Consensus building in this province is a difficult proposition. Not quite an exercise in futility, but it’s in the neighbourhood.

Think of the varied forms of land we have. The regions of this province look very different from each other and have different challenges.

A Prince George winter looks nothing like January in Victoria. Nelson and Trail could not be more different than Chilliwack and Abbotsford.

The climate can shape people’s views on many subjects. It has a real effect on the economy and what can and cannot be done to create and sustain jobs and services.

The diversity of this province — both its land and people — is never more evident than it is every year at the Union of B.C. Municipalities conference. To a city councillor from, say, Williams Lake, Vancouver and Victoria politicians must sound like they are from a distant land speaking an unfamiliar language when they talk about homelessness issues.

While this kind of diversity makes us a unique and enviable province, it also presents problems for politicians, especially the ones who are sent to Victoria as MLAs. It poses problems for political parties, too.

The NDP, for example, has a long history of support from trade unions. Huge forestry or mining or oil and gas projects can mean a lot of union jobs. But the NDP all has a strong faction that is, for the lack of a better term, green, people who do not support mega projects that scar the land.

The B.C. Liberals have different challenges, but with a similar theme of geographical/philosophical diversity.

Perhaps it’s just the age-old city/country debate, but it seems more complex than that in B.C.

It is, in a way, like trying to keep a country together, this B.C. consensus building exercise. The issues and people of New Brunswick, for example, are much different than those in Saskatchewan.

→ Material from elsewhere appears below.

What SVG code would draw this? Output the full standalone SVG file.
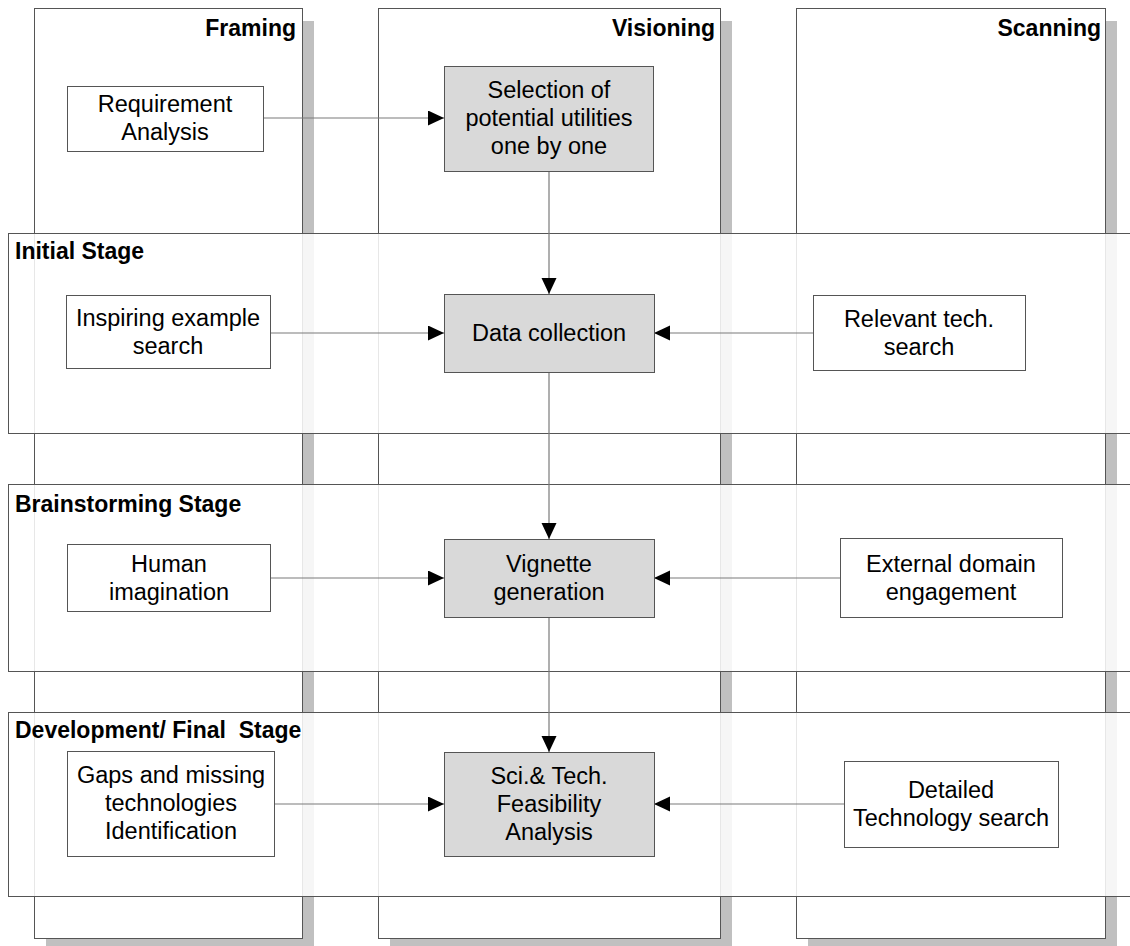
<svg xmlns="http://www.w3.org/2000/svg" width="1130" height="946" viewBox="0 0 1130 946">
<style>
.col{fill:#fff;stroke:#555;stroke-width:1}
.shadow{fill:#c0c0c0;stroke:none}
.band{fill:#fff;fill-opacity:0.86;stroke:#555;stroke-width:1}
.title{font-family:"Liberation Sans",Arial,sans-serif;font-weight:bold;font-size:23px;fill:#000}
.box{fill:#fff;stroke:#555;stroke-width:1}
.gbox{fill:#d9d9d9;stroke:#555;stroke-width:1}
.lbl{font-family:"Liberation Sans",Arial,sans-serif;font-size:23.5px;fill:#000;text-anchor:middle}
.conn{stroke:#7a7a7a;stroke-width:1.2;fill:none;marker-end:url(#arr)}
</style>
<defs>
<marker id="arr" markerUnits="userSpaceOnUse" markerWidth="17" markerHeight="16" refX="16" refY="7.5" orient="auto">
<path d="M0,0 L16,7.5 L0,15 Z" fill="#000"/>
</marker>
</defs>
<rect width="1130" height="946" fill="#fff"/>
<g id="col-framing">
<rect class="shadow" x="46" y="21" width="268" height="930"/>
<rect class="col" x="34.5" y="8.5" width="268" height="930"/>
<text class="title" x="296" y="36" text-anchor="end">Framing</text>
</g>
<g id="col-visioning">
<rect class="shadow" x="390" y="21" width="342" height="930"/>
<rect class="col" x="378.5" y="8.5" width="342" height="930"/>
<text class="title" x="715" y="36" text-anchor="end">Visioning</text>
</g>
<g id="col-scanning">
<rect class="shadow" x="808" y="21" width="309" height="930"/>
<rect class="col" x="796.5" y="8.5" width="309" height="930"/>
<text class="title" x="1101" y="36" text-anchor="end">Scanning</text>
</g>
<g id="band-initial">
<rect class="band" x="8.5" y="233.5" width="1130" height="200"/>
<text class="title" x="15" y="259">Initial Stage</text>
</g>
<g id="band-brainstorming">
<rect class="band" x="8.5" y="484.5" width="1130" height="187"/>
<text class="title" x="15" y="512">Brainstorming Stage</text>
</g>
<g id="band-development">
<rect class="band" x="8.5" y="712.5" width="1130" height="184"/>
<text class="title" x="15" y="738" xml:space="preserve">Development/ Final  Stage</text>
</g>
<g id="connectors">
<line class="conn" x1="263" y1="118" x2="444" y2="118"/>
<line class="conn" x1="549" y1="171" x2="549" y2="294"/>
<line class="conn" x1="549" y1="372" x2="549" y2="539"/>
<line class="conn" x1="549" y1="617" x2="549" y2="752"/>
<line class="conn" x1="270" y1="333" x2="444" y2="333"/>
<line class="conn" x1="813" y1="333" x2="654" y2="333"/>
<line class="conn" x1="270" y1="578" x2="444" y2="578"/>
<line class="conn" x1="840" y1="578" x2="654" y2="578"/>
<line class="conn" x1="274" y1="804" x2="444" y2="804"/>
<line class="conn" x1="844" y1="804" x2="654" y2="804"/>
</g>
<g id="node-requirement">
<rect class="box" x="67.5" y="86.5" width="196" height="65"/>
<text class="lbl" x="165" y="112">Requirement</text>
<text class="lbl" x="165" y="140">Analysis</text>
</g>
<g id="node-selection">
<rect class="gbox" x="444.5" y="66.5" width="209" height="105"/>
<text class="lbl" x="549" y="98">Selection of</text>
<text class="lbl" x="549" y="126">potential utilities</text>
<text class="lbl" x="549" y="154">one by one</text>
</g>
<g id="node-inspiring">
<rect class="box" x="66.5" y="295.5" width="204" height="73"/>
<text class="lbl" x="168" y="326">Inspiring example</text>
<text class="lbl" x="168" y="354">search</text>
</g>
<g id="node-data">
<rect class="gbox" x="444.5" y="294.5" width="210" height="78"/>
<text class="lbl" x="549" y="341">Data collection</text>
</g>
<g id="node-relevant">
<rect class="box" x="813.5" y="295.5" width="212" height="75"/>
<text class="lbl" x="919" y="327">Relevant tech.</text>
<text class="lbl" x="919" y="355">search</text>
</g>
<g id="node-human">
<rect class="box" x="67.5" y="544.5" width="203" height="67"/>
<text class="lbl" x="169" y="572">Human</text>
<text class="lbl" x="169" y="600">imagination</text>
</g>
<g id="node-vignette">
<rect class="gbox" x="444.5" y="539.5" width="210" height="78"/>
<text class="lbl" x="549" y="572">Vignette</text>
<text class="lbl" x="549" y="600">generation</text>
</g>
<g id="node-external">
<rect class="box" x="840.5" y="538.5" width="222" height="79"/>
<text class="lbl" x="951" y="572">External domain</text>
<text class="lbl" x="951" y="600">engagement</text>
</g>
<g id="node-gaps">
<rect class="box" x="67.5" y="751.5" width="207" height="105"/>
<text class="lbl" x="171" y="783">Gaps and missing</text>
<text class="lbl" x="171" y="811">technologies</text>
<text class="lbl" x="171" y="839">Identification</text>
</g>
<g id="node-sci">
<rect class="gbox" x="444.5" y="752.5" width="210" height="104"/>
<text class="lbl" x="549" y="784">Sci.&amp; Tech.</text>
<text class="lbl" x="549" y="812">Feasibility</text>
<text class="lbl" x="549" y="840">Analysis</text>
</g>
<g id="node-detailed">
<rect class="box" x="844.5" y="761.5" width="214" height="86"/>
<text class="lbl" x="951" y="798">Detailed</text>
<text class="lbl" x="951" y="826">Technology search</text>
</g>
</svg>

What is a party, a leader, an MLA to do? The easy answer is to keep tabs on what is being said on Main Street in your constituency and vote accordingly. But that’s naive — our powerful party system gets in the way of that form of simplicity and if you are a member of the governing party you have a wider responsibility for the entire province, not just your hometown.

There is no simple answer. Perhaps it is just a matter of holding on for a never-ending, bumpy ride. But we should never lose sight of the fact that this diversity should do more to make us a great place than it does to drive us apart.